Pay It Forward: The Positive Crossover Effects of Supervisor Work–Family Enrichment, Journal of Management, March 2010
Authors: Dawn S. Carlson and Merideth Ferguson, Baylor; K. Michele Kacmar, University of Alabama; Joseph G. Grzywacz, Wake Forest; Dwayne Whitten, Texas A&M

The old picture of the man abused at work who then inflicts abuse on his family is turned on its head in "Pay It Forward." Clearly, supervisors' good experiences at work "trickle down to their subordinate(s) to ultimately improve subordinate performance at work," said MERIDETH FERGUSON of the research's premise. "We theorize that a supervisor who experiences enrichment will want to provide subordinates with similar experiences so the supervisor creates a family-friendly environment." That action heightens work enrichment for the subordinate and leads to better performance.
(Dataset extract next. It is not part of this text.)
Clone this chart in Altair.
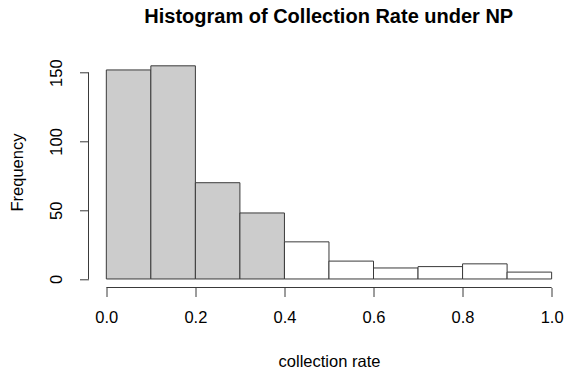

"What is less clear is the process through which enrichment affects performance," she added. "Our study is one of the first to explore this empirically, and we were particularly interested in how enrichment might trickle down the organizational hierarchy and how factors that the organization can control might influence this process."

Ferguson developed the background and theory for how and why the effects of enricshment might trickle down. Then she outlined the findings, and she and colleagues discussed how they relate to existing research and what managers could learn from the findings. Carlson conceptually developed the project, ran the analyses, and integrated the efforts of each coauthor into a persuasive manuscript.

In doing research with others, a deep understanding of collaborators' strengths is necessary, Ferguson said. "Some of my coauthors are incredible theorists, others are great at methods and advanced statistical analyses, and still others excel at couching the research in the broader picture, highlighting how it contributes to what we already know, or crafting a ‘hook' that compels someone to read our work. I tend to look for collaborators who either have interests that overlap with mine or whose interests would blend with mine in an interesting way."

Ferguson, who likes to study how social interactions affect the workplace and beyond, is fascinated by "bad" employee behavior (abusive supervision, employee deviance, incivility) and the work-family interface. Her future studies include a project with Carlson and three others under second review at the Journal of Occupational Health Psychology. She also has projects relating to how the experiences of abusive supervision and coworker incivility affect an individual's family life.